7. The method of claim 5 further comprising de-asserting the flag to notify the client to initiate further snapshot replication transactions to the another snapshot storage service instance at the secondary site.

8. The method of claim 1 further comprising determining committed snapshots during the rebuild of the another snapshot storage service.

9. The method of claim 3 further comprising deleting by garbage collection aborted inflight replicated data.

10. A non-transitory computer readable medium including program instructions for execution on a processor of a node, the program instructions configured to:

receive one or more replicated snapshots at an instance of a snapshot storage service for storage and retrieval of snapshots, the snapshot storage service instance executing on a computing node proximate a primary site, the snapshots replicated in accordance with snapshot replication transfers of a replication transaction from a client;

mark the snapshot storage service instance to reject generation of new snapshots;

finalize the snapshots by completing index data structures configured to identify locations of the snapshots on an object store, wherein finalizing includes storing snapshot data and metadata as a service state of the snapshots committed to the object store;

terminate the snapshot storage service instance proximate the primary site;

instantiate another instance of the snapshot storage service at a secondary site; and

rebuild the service state of the another snapshot storage service instance from the object store and resume storage and retrieval operations of the snapshots serviced by the another snapshot storage instance.

11. The non-transitory computer readable medium of claim 10, wherein the program instructions are further configured to, in response to the program instructions configured to mark the snapshot storage service instance, wait for inflight snapshot replication transfers to complete and finalize.

12. The non-transitory computer readable medium of claim 10, wherein the program instructions are further configured to, in response to the program instructions configured to mark the snapshot storage service instance, abort inflight snapshot replication transfers after elapse of a configurable period of time.

13. The non-transitory computer readable medium of claim 12, wherein the configurable period of time is set at a recovery point objective.

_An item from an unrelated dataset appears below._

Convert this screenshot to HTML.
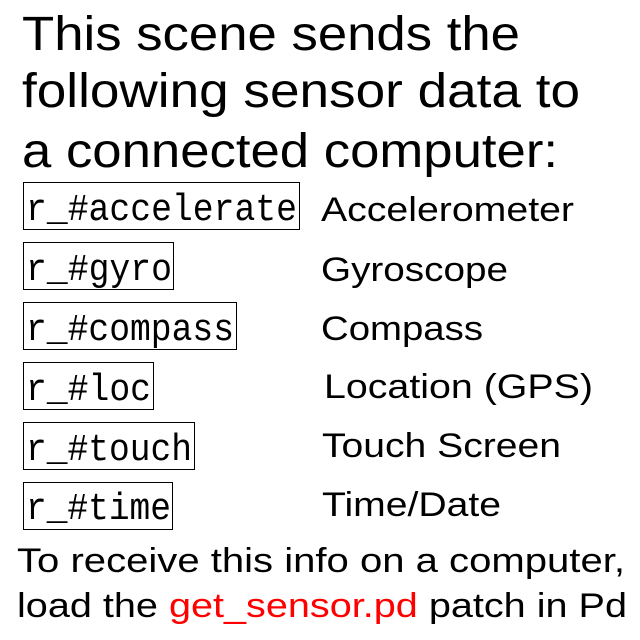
<!DOCTYPE html>
<html><head><meta charset="utf-8"><style>html,body{margin:0;padding:0;background:#fff}svg{display:block}</style></head>
<body>
<svg width="640" height="640" viewBox="0 0 640 640" xmlns="http://www.w3.org/2000/svg">
<rect width="640" height="640" fill="#fff"/>
<g font-family="Liberation Sans, Arial, sans-serif" fill="#000">
<text x="22" y="50" font-size="48" textLength="498" lengthAdjust="spacingAndGlyphs">This scene sends the</text>
<text x="22" y="107" font-size="48" textLength="558" lengthAdjust="spacingAndGlyphs">following sensor data to</text>
<text x="22" y="167" font-size="48" textLength="536" lengthAdjust="spacingAndGlyphs">a connected computer:</text>
<text x="321" y="221" font-size="34" textLength="253" lengthAdjust="spacingAndGlyphs">Accelerometer</text>
<text x="321" y="281" font-size="34" textLength="187" lengthAdjust="spacingAndGlyphs">Gyroscope</text>
<text x="321" y="340" font-size="34" textLength="162" lengthAdjust="spacingAndGlyphs">Compass</text>
<text x="324" y="398" font-size="34" textLength="269" lengthAdjust="spacingAndGlyphs">Location (GPS)</text>
<text x="322" y="457" font-size="34" textLength="239" lengthAdjust="spacingAndGlyphs">Touch Screen</text>
<text x="322" y="516" font-size="34" textLength="179" lengthAdjust="spacingAndGlyphs">Time/Date</text>
<text x="17" y="572" font-size="34" textLength="608" lengthAdjust="spacingAndGlyphs">To receive this info on a computer,</text>
<text x="17" y="617" font-size="34" textLength="610" lengthAdjust="spacingAndGlyphs">load the <tspan fill="#ff0000">get_sensor.pd</tspan> patch in Pd</text>
</g>
<g fill="none" stroke="#000" stroke-width="1">
<rect x="23.5" y="182.5" width="276" height="47"/>
<rect x="23.5" y="242.5" width="150" height="47"/>
<rect x="23.5" y="302.5" width="213" height="47"/>
<rect x="23.5" y="362.5" width="130" height="47"/>
<rect x="23.5" y="422.5" width="171" height="47"/>
<rect x="23.5" y="482.5" width="149" height="47"/>
</g>
<g font-family="Liberation Mono, DejaVu Sans Mono, monospace" fill="#000" font-size="38">
<text x="26" y="220" textLength="271" lengthAdjust="spacingAndGlyphs">r_#accelerate</text>
<text x="26" y="280" textLength="146" lengthAdjust="spacingAndGlyphs">r_#gyro</text>
<text x="26" y="340" textLength="208" lengthAdjust="spacingAndGlyphs">r_#compass</text>
<text x="26" y="400" textLength="125" lengthAdjust="spacingAndGlyphs">r_#loc</text>
<text x="26" y="460" textLength="166" lengthAdjust="spacingAndGlyphs">r_#touch</text>
<text x="26" y="519" textLength="145" lengthAdjust="spacingAndGlyphs">r_#time</text>
</g>
</svg>
</body></html>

14. The non-transitory computer readable medium of claim 10, wherein the program instructions configured to mark the snapshot storage service instance are further configured to assert a flag that indicates to the snapshot storage service instance to notify client to cease generation of new snapshots.

15. The non-transitory computer readable medium of claim 14, wherein the program instructions are further configured to de-assert the flag to notify the client to resume replication of the snapshots to the another snapshot storage service instance at the secondary site.

16. The non-transitory computer readable medium of claim 14, wherein the program instructions are further configured to de-assert the flag to notify the client to initiate further snapshot replication transactions to the another snapshot storage service instance at the secondary site.

17. The non-transitory computer readable medium of claim 10, wherein the program instructions are further configured to determine committed snapshots during the rebuild of the another snapshot storage service.

18. The non-transitory computer readable medium of claim 10, wherein the program instructions are further configured to delete by garbage collection aborted inflight replicated data.

19. An apparatus comprising:

a computer node having a processor configured to execute program instructions configured to:

receive one or more replicated snapshots at an instance of a snapshot storage service for storage and retrieval of snapshots proximate a primary site, the snapshots replicated in accordance with snapshot replication transfers of a replication transaction from a client;

mark the snapshot storage service instance to reject generation of new snapshots;

finalize the snapshots with index data structures configured to identify locations of the snapshots on an object store, wherein finalizing includes storing snapshot data and metadata as a service state of the snapshots committed to the object store;

terminate the snapshot storage service instance proximate the primary site;

instantiate another instance of the snapshot storage service at a secondary site; and

20. The apparatus of claim 19, wherein the program instructions are further configured to, in response to the program instructions configured to mark the snapshot storage service instance, wait for inflight snapshot replication transfers to complete and finalize.

21. The apparatus claim 19, wherein the program instructions are further configured to, in response to the program instructions configured to mark the snapshot storage service instance, abort inflight snapshot replication transfers after elapse of a configurable period of time.

22. The apparatus of claim 21, wherein the configurable period of time is equal to a recovery point objective.

23. The apparatus of claim 19, wherein the program instructions configured to mark the snapshot storage service instance are further configured to assert a flag that indicates to the snapshot storage service instance to notify client to cease generation of new snapshots.

24. The apparatus of claim 23, wherein the program instructions are further configured to de-assert the flag to notify the client to resume replication of the snapshots to the another snapshot storage service instance at the secondary site.

25. The apparatus of claim 23, wherein the program instructions are further configured to de-assert the flag to notify the client to initiate further snapshot replication transactions to the another snapshot storage service instance at the secondary site.

26. The apparatus of claim 19, wherein the program instructions are further configured to determine committed snapshots during the rebuild of the another snapshot storage service.

27. The apparatus of claim 19, wherein the program instructions are further configured to delete by garbage collection aborted inflight replicated data.